▶ **DATASET EXTRACT**
※ ※ ※
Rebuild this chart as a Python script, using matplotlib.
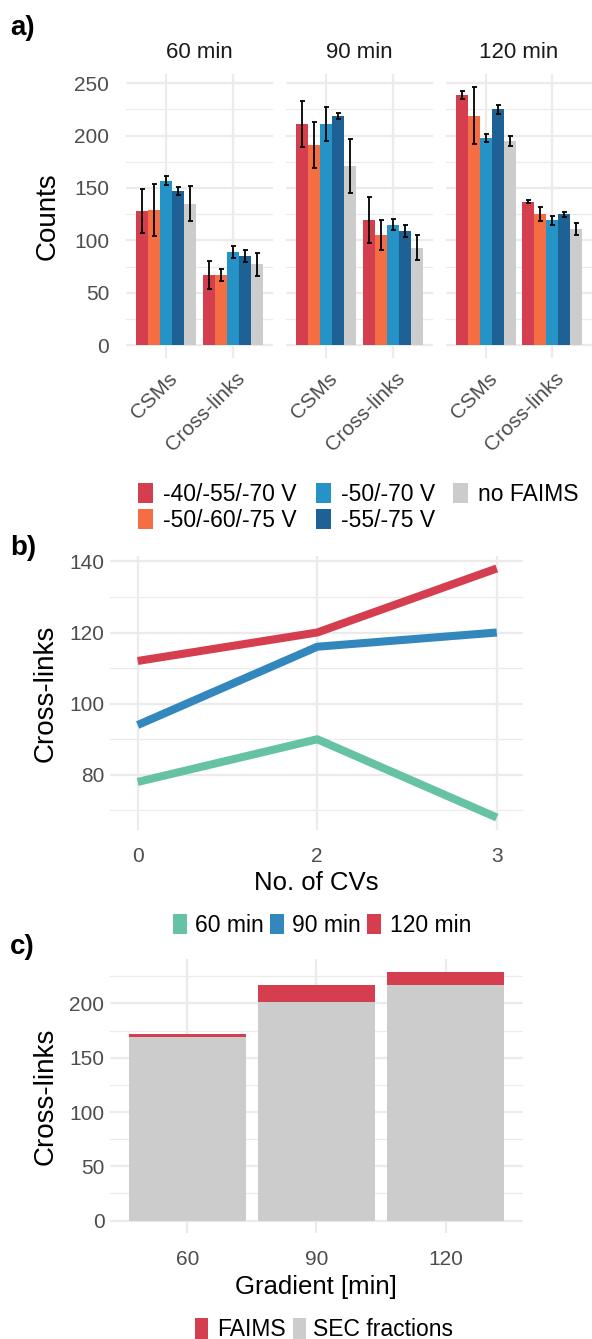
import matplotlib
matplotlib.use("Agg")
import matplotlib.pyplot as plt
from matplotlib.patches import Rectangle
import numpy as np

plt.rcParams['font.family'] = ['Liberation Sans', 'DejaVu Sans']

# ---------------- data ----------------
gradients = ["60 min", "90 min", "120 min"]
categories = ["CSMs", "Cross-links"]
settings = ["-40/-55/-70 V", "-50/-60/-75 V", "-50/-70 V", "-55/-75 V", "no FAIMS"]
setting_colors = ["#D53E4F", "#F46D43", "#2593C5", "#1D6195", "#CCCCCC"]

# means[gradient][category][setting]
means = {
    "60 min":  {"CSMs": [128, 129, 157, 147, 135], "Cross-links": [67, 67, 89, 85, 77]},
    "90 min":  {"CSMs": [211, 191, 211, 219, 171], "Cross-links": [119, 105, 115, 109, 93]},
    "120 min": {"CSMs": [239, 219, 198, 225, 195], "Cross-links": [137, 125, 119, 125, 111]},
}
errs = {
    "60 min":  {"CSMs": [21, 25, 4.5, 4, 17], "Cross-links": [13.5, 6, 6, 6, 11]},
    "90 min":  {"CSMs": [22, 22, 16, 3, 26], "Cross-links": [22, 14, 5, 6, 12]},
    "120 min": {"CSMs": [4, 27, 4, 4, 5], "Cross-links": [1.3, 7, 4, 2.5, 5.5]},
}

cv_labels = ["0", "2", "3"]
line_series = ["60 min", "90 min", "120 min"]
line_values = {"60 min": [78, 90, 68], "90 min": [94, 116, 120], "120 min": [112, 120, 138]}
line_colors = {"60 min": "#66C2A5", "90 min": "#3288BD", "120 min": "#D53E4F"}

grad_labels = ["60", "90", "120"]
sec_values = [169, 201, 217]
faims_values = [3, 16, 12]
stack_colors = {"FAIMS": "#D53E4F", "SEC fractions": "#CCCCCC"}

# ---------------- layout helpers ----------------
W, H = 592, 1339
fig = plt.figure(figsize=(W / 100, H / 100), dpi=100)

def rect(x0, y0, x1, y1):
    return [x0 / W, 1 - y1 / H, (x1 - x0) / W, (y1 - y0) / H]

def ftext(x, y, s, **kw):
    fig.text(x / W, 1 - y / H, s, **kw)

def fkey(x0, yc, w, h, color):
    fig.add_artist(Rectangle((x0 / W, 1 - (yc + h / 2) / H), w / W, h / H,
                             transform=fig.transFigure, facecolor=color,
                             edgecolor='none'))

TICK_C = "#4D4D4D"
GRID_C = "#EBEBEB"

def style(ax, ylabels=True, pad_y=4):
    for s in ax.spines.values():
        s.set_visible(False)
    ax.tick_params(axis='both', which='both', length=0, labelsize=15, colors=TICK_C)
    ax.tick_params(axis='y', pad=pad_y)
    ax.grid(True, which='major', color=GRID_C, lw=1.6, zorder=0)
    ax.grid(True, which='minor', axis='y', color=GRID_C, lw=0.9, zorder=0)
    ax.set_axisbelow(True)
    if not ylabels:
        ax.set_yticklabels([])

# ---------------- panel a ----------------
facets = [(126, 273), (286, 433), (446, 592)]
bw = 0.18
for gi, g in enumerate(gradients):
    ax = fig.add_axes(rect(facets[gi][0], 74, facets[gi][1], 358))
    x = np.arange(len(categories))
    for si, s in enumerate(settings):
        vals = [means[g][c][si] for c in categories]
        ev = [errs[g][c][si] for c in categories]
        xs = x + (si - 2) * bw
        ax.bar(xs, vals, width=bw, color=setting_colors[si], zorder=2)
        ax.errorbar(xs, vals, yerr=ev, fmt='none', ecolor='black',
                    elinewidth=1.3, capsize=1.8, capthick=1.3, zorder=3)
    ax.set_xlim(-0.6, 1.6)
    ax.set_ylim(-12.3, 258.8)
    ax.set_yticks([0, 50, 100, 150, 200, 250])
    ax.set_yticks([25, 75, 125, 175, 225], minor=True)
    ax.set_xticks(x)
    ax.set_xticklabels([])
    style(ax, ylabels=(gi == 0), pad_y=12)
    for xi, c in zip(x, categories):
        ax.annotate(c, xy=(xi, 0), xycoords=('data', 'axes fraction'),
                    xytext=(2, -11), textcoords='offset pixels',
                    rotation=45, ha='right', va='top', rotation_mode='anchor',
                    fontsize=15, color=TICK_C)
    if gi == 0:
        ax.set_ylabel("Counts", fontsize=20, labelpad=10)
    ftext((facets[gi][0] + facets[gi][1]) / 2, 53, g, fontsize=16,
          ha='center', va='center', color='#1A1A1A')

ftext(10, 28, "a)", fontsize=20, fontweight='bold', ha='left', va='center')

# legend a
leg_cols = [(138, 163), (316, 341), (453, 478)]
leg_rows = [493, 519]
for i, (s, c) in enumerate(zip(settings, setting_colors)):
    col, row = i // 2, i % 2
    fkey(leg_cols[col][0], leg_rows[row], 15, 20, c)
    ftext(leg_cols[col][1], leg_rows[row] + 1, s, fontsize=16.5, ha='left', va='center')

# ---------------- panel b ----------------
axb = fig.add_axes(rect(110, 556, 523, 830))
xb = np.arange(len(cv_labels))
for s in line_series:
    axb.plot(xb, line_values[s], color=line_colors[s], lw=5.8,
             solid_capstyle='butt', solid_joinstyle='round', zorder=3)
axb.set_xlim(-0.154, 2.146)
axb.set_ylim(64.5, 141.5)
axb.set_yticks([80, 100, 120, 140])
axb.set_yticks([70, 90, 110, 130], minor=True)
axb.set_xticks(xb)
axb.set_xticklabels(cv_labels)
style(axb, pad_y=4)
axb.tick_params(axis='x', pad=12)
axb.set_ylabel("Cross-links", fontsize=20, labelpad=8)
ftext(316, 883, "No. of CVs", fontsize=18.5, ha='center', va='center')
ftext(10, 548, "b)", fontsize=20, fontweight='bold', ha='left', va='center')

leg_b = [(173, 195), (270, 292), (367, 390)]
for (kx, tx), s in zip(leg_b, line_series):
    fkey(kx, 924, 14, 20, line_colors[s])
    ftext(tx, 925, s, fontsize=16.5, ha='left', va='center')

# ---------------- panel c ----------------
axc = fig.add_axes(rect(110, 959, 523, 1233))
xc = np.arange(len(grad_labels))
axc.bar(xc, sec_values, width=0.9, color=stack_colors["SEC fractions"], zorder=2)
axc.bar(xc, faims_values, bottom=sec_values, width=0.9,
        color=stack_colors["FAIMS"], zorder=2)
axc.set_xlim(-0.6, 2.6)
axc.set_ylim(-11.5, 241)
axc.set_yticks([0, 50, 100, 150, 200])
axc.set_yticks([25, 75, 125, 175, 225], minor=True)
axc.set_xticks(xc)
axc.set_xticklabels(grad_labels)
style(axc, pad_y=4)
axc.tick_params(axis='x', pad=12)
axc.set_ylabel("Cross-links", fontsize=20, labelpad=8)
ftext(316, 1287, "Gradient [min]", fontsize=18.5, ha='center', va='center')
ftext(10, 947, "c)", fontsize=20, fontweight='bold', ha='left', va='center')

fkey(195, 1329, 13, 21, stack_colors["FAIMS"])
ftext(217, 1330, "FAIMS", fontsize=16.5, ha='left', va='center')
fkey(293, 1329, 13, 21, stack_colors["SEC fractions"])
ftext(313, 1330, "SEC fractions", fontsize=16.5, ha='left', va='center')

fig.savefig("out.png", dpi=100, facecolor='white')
※ ※ ※
▶ **SHORT TASK**
Exactly restate the lines from the beginning of the data through the line with "plt.rcParams['font.family'] = ['Liberation", and no others, keeping pictures out.

▶ **TASK OUTPUT**
Rebuild this chart as a Python script, using matplotlib.
import matplotlib
matplotlib.use("Agg")
import matplotlib.pyplot as plt
from matplotlib.patches import Rectangle
import numpy as np

plt.rcParams['font.family'] = ['Liberation Sans', 'DejaVu Sans']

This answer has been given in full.